What is being asked -> Leave out the pictures and repeat everything else in the records exactly.
▽
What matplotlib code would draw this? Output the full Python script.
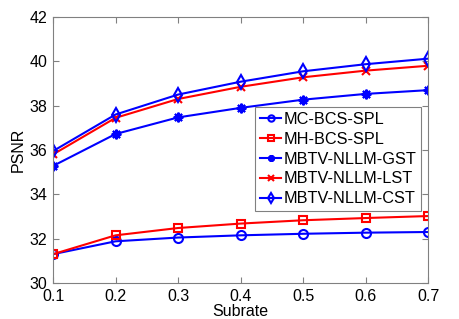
import numpy as np
import matplotlib
matplotlib.use('Agg')
import matplotlib.pyplot as plt

plt.rcParams['font.family'] = ['Liberation Sans', 'DejaVu Sans']

subrate = [0.1, 0.2, 0.3, 0.4, 0.5, 0.6, 0.7]
mc_bcs  = [31.30, 31.88, 32.05, 32.15, 32.22, 32.27, 32.30]
mh_bcs  = [31.30, 32.15, 32.48, 32.68, 32.83, 32.93, 33.02]
gst     = [35.28, 36.72, 37.47, 37.90, 38.27, 38.53, 38.70]
lst     = [35.80, 37.45, 38.30, 38.85, 39.28, 39.58, 39.80]
cst     = [35.95, 37.60, 38.50, 39.08, 39.55, 39.87, 40.12]

fig = plt.figure(figsize=(4.59, 3.19), dpi=100)
ax = fig.add_axes([0.1155, 0.1129, 0.817, 0.8338])

kw = dict(lw=1.5, mew=1.5, mfc='none')
ax.plot(subrate, mc_bcs, '-o', color='blue', ms=6.5, label='MC-BCS-SPL', **kw)
ax.plot(subrate, mh_bcs, '-s', color='red', ms=6, label='MH-BCS-SPL', **kw)
ax.plot(subrate, gst, '-', marker=(8, 2, 0), color='blue', ms=7, label='MBTV-NLLM-GST', **kw)
ax.plot(subrate, lst, '-x', color='red', ms=6, label='MBTV-NLLM-LST', **kw)
ax.plot(subrate, cst, '-d', color='blue', ms=7, label='MBTV-NLLM-CST', **kw)

ax.set_xlim(0.1, 0.7)
ax.set_ylim(30, 42)
ax.set_xticks(subrate)
ax.set_xticklabels(['0.1', '0.2', '0.3', '0.4', '0.5', '0.6', '0.7'])
ax.set_yticks([30, 32, 34, 36, 38, 40, 42])
ax.tick_params(direction='in', length=4, color='#808080', labelsize=11.5, top=True, right=True, pad=4)
for s in ax.spines.values():
    s.set_color('#808080')
ax.set_xlabel('Subrate', fontsize=11.5, labelpad=0.5)
ax.set_ylabel('PSNR', fontsize=11.5, labelpad=3)

leg = ax.legend(loc='lower left', bbox_to_anchor=(0.539, 0.27), fontsize=11.7,
                handlelength=1.3, handletextpad=0.15, borderpad=0.3,
                labelspacing=0.3, borderaxespad=0, fancybox=False, framealpha=1,
                markerscale=0.7)
leg.get_frame().set_edgecolor('#808080')
leg.get_frame().set_linewidth(0.8)

fig.savefig('out.png', dpi=100)
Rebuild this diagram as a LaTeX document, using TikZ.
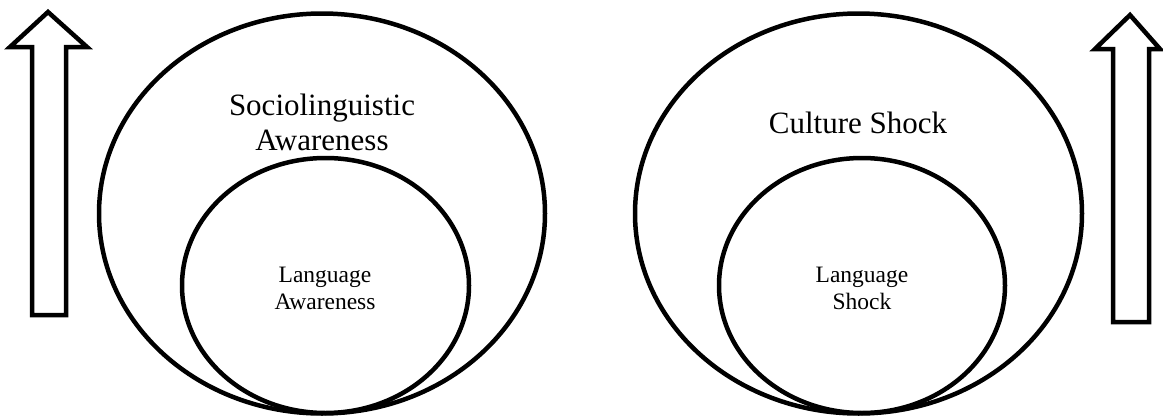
△
Written solution ->
What matplotlib code would draw this? Output the full Python script.
import numpy as np
import matplotlib
matplotlib.use('Agg')
import matplotlib.pyplot as plt

plt.rcParams['font.family'] = ['Liberation Sans', 'DejaVu Sans']

subrate = [0.1, 0.2, 0.3, 0.4, 0.5, 0.6, 0.7]
mc_bcs  = [31.30, 31.88, 32.05, 32.15, 32.22, 32.27, 32.30]
mh_bcs  = [31.30, 32.15, 32.48, 32.68, 32.83, 32.93, 33.02]
gst     = [35.28, 36.72, 37.47, 37.90, 38.27, 38.53, 38.70]
lst     = [35.80, 37.45, 38.30, 38.85, 39.28, 39.58, 39.80]
cst     = [35.95, 37.60, 38.50, 39.08, 39.55, 39.87, 40.12]

fig = plt.figure(figsize=(4.59, 3.19), dpi=100)
ax = fig.add_axes([0.1155, 0.1129, 0.817, 0.8338])

kw = dict(lw=1.5, mew=1.5, mfc='none')
ax.plot(subrate, mc_bcs, '-o', color='blue', ms=6.5, label='MC-BCS-SPL', **kw)
ax.plot(subrate, mh_bcs, '-s', color='red', ms=6, label='MH-BCS-SPL', **kw)
ax.plot(subrate, gst, '-', marker=(8, 2, 0), color='blue', ms=7, label='MBTV-NLLM-GST', **kw)
ax.plot(subrate, lst, '-x', color='red', ms=6, label='MBTV-NLLM-LST', **kw)
ax.plot(subrate, cst, '-d', color='blue', ms=7, label='MBTV-NLLM-CST', **kw)

ax.set_xlim(0.1, 0.7)
ax.set_ylim(30, 42)
ax.set_xticks(subrate)
ax.set_xticklabels(['0.1', '0.2', '0.3', '0.4', '0.5', '0.6', '0.7'])
ax.set_yticks([30, 32, 34, 36, 38, 40, 42])
ax.tick_params(direction='in', length=4, color='#808080', labelsize=11.5, top=True, right=True, pad=4)
for s in ax.spines.values():
    s.set_color('#808080')
ax.set_xlabel('Subrate', fontsize=11.5, labelpad=0.5)
ax.set_ylabel('PSNR', fontsize=11.5, labelpad=3)

leg = ax.legend(loc='lower left', bbox_to_anchor=(0.539, 0.27), fontsize=11.7,
                handlelength=1.3, handletextpad=0.15, borderpad=0.3,
                labelspacing=0.3, borderaxespad=0, fancybox=False, framealpha=1,
                markerscale=0.7)
leg.get_frame().set_edgecolor('#808080')
leg.get_frame().set_linewidth(0.8)

fig.savefig('out.png', dpi=100)
Rebuild this diagram as a LaTeX document, using TikZ.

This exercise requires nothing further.